Aydın, ”Kurda son dönemdeki yükselişi dış kaynaklı olarak görüyoruz. Orta vadede istikrar kazanacağına inanıyoruz” görüşlerini dile getirdi.
Aydın, Merkez Bankası’nın uygulamalarını nasıl bulduğunu açıklarken, şöyle dedi:
”MB’nın ve ekonomi yönetiminin bütün uygulamalarını önemsiyoruz, yakından izliyoruz. Hepsinin doğru olduğunu kabul ediyoruz. Çok proaktif ve yerinde çözümlerle devam ediyorlar. Dolayısıyla gerek ekonomi yönetimi gerek özelde BDDK otoritesi gerekse MB üzerine düşenleri yerine getiriyor. Biz de bunları yakinen izleyip üzerimize düşenleri yerine getiriyoruz.”
Sırtında Yumurta Küfesi Taşıyanlarız
TBB Başkanı Hüseyin Aydın, yurt dışı piyasalarda yaşanan ekonomik krizin ne zaman biteceğine ilişkin soruyu yanıtlarken, küresel ekonomide çok ciddi sorunların yaşandığı bir dönemden geçildiğini kaydetti.
Bu sürecin ne olacağını, nereye kadar gideceğine ilişkin net bir fotoğraf için hala bir zamana ihtiyaç olduğunu ifade eden Aydın, şöyle konuştu:
”Herkes bir şey söylüyor. Ama biz sırtında yumurta küfesi taşıyanlarız. Türkiye’deki ekonomi yönetimi, bilhassa Merkez Bankası, BDDK, diğer bütün oyuncular, sektörün bütün temsilcileri bundan önceki dönemlere nispetle daha proaktif, sorunun öncesinde çözüm görüyorsunuz. Eskiden problem çıkardı, ondan sonra oturur ne yapalım derdik. Şu anda dünya iyi izleniyor, parametreler iyi takip ediliyor.

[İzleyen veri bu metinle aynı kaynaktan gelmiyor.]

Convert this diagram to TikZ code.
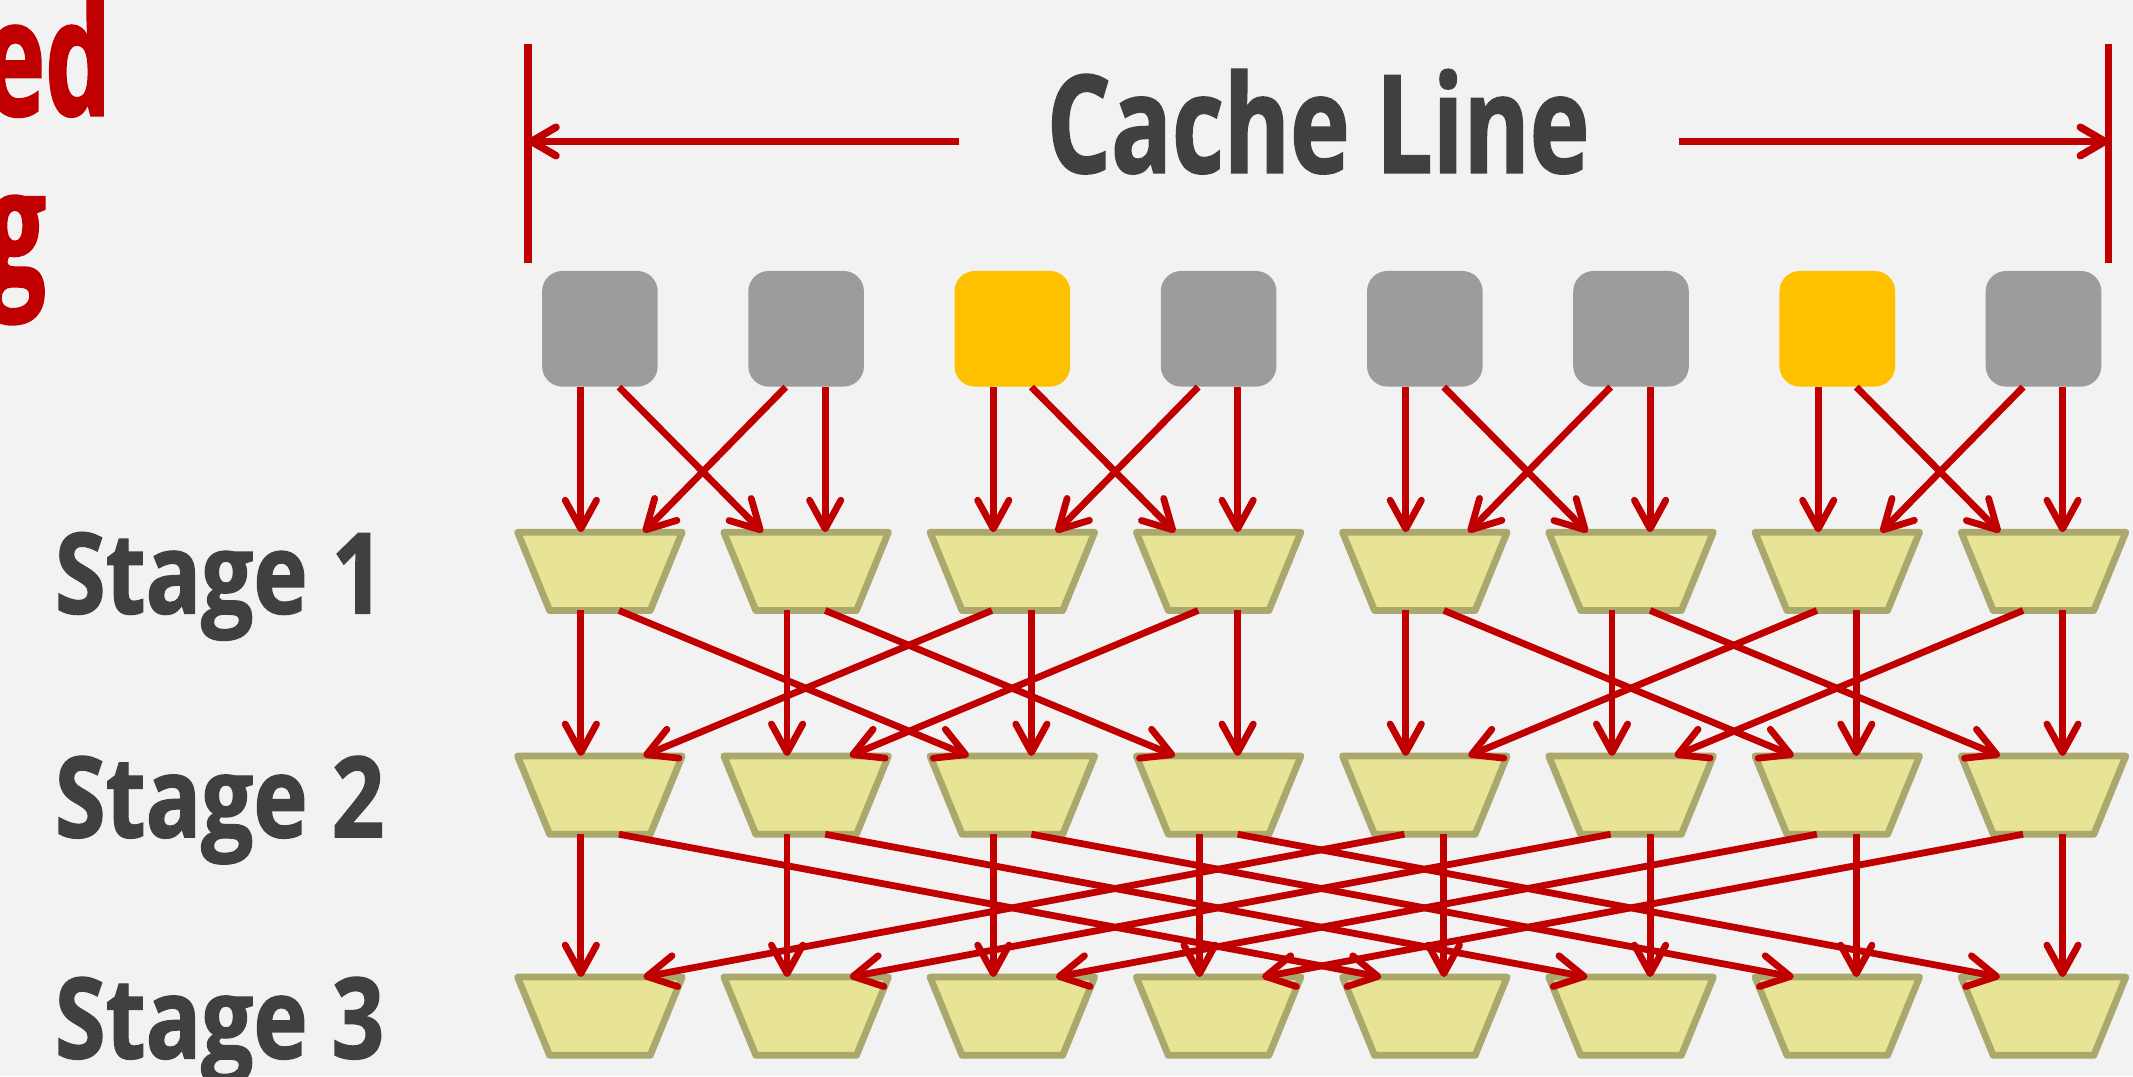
\documentclass[tikz,border=0pt]{standalone}
\usepackage{fontspec}
\usepackage{tikz}
\usetikzlibrary{arrows.meta}
\usetikzlibrary{calc}
\newfontfamily\headfont{Open Sans}[FakeStretch=0.74, FakeBold=1.2]
\newfontfamily\stagefont{Open Sans}[FakeStretch=0.82, FakeBold=1.2]
\newfontfamily\titlefont{Open Sans}[FakeStretch=0.64, FakeBold=1.2]

\definecolor{bgcol}{HTML}{F2F2F2}
\definecolor{wirered}{HTML}{C00000}
\definecolor{cellgray}{HTML}{9C9C9C}
\definecolor{cellgold}{HTML}{FFC000}
\definecolor{muxfill}{HTML}{E8E496}
\definecolor{muxedge}{HTML}{ABA86E}
\definecolor{textgray}{HTML}{404040}

\tikzset{
  cell/.style={rectangle, rounded corners=3mm, minimum width=17mm, minimum height=17mm, inner sep=0pt},
  muxbox/.style={rectangle, minimum width=24.2mm, minimum height=11.5mm, inner sep=0pt, outer sep=0pt},
  mux/.style={draw=muxedge, fill=muxfill, line width=1mm, line join=round},
  wire/.style={wirered, line width=1mm, -{Straight Barb[length=4.2mm, width=4.6mm, round]}},
  dimline/.style={wirered, line width=1.1mm, -{Straight Barb[length=3.6mm, width=4.2mm, round]}},
  dimbar/.style={wirered, line width=1.1mm},
  stagelabel/.style={anchor=base west, inner sep=0pt, text=textgray, font=\stagefont\bfseries\fontsize{47}{50}\selectfont},
  titlepart/.style={anchor=base east, inner sep=0pt, text=wirered, font=\titlefont\bfseries\fontsize{68}{72}\selectfont},
}

\begin{document}
\begin{tikzpicture}[x=0.2mm, y=-0.2mm]
  \fill[bgcol] (0,0) rectangle (1568,791);
  \useasboundingbox (0,0) rectangle (1568,791);

  % title, cut at the left edge
  \node[titlepart] (ttl1) at (82,85) {ed};
  \node[titlepart] (ttl2) at (34,210) {g};

  % width of one cache line
  \draw[dimbar] (388,32) -- (388,193.5);
  \draw[dimbar] (1550,32) -- (1550,193.5);
  \node[anchor=base, inner sep=0pt, text=textgray, font=\headfont\bfseries\fontsize{57}{60}\selectfont] (cline) at (969,127) {Cache Line};
  \coordinate (ltail) at (705,104);
  \coordinate (lhead) at (388,104);
  \coordinate (rtail) at (1234,104);
  \coordinate (rhead) at (1550,104);
  \draw[dimline] (ltail) -- (lhead);
  \draw[dimline] (rtail) -- (rhead);

  % words of the line
  \foreach \i/\col in {0/cellgray,1/cellgray,2/cellgold,3/cellgray,4/cellgray,5/cellgray,6/cellgold,7/cellgray}
    \node[cell, fill=\col] (c\i) at ({441+151.6*\i},241.7) {};

  % three rows of muxes
  \foreach \r/\y in {1/420,2/584.5,3/747} {
    \node[stagelabel] (stage\r) at (40,{\y+31}) {Stage \r};
    \foreach \i in {0,...,7} {
      \node[muxbox] (m\r-\i) at ({441+151.6*\i},\y) {};
      \draw[mux] (m\r-\i.north west) -- (m\r-\i.north east)
        -- ($(m\r-\i.south east)+(-23.5,0)$) -- ($(m\r-\i.south west)+(23.5,0)$) -- cycle;
    }
  }

  % butterfly wiring, distance 1, 2, 4
  \foreach \src/\dst/\d in {c/m1-/1, m1-/m2-/2, m2-/m3-/4} {
    \foreach \i in {0,...,7} {
      \pgfmathtruncatemacro\side{mod(floor(\i/\d),2)}
      \ifnum\side=0
        \pgfmathtruncatemacro\j{\i+\d}
        \draw[wire] ($(\src\i.south)+(-14,0)$) -- ($(\dst\i.north)+(-14,0)$);
        \draw[wire] ($(\src\i.south)+(14,0)$) -- ($(\dst\j.north)+(-32,0)$);
      \else
        \pgfmathtruncatemacro\j{\i-\d}
        \draw[wire] ($(\src\i.south)+(-15,0)$) -- ($(\dst\j.north)+(32,0)$);
        \draw[wire] ($(\src\i.south)+(14,0)$) -- ($(\dst\i.north)+(14,0)$);
      \fi
    }
  }
\end{tikzpicture}
\end{document}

Onlara ilişkin ciddi önlemler, tedbirler alınıyor. Bilhassa Merkez Bankası’nı yakından izlediğiniz zaman son derece önemli tedbirler alıyor. Aynı şekilde BDDK da sektörün ve doğal olarak reel sektörün daha sağlam bir duruş sergilemesi için gerekli tedbirleri alıyor.”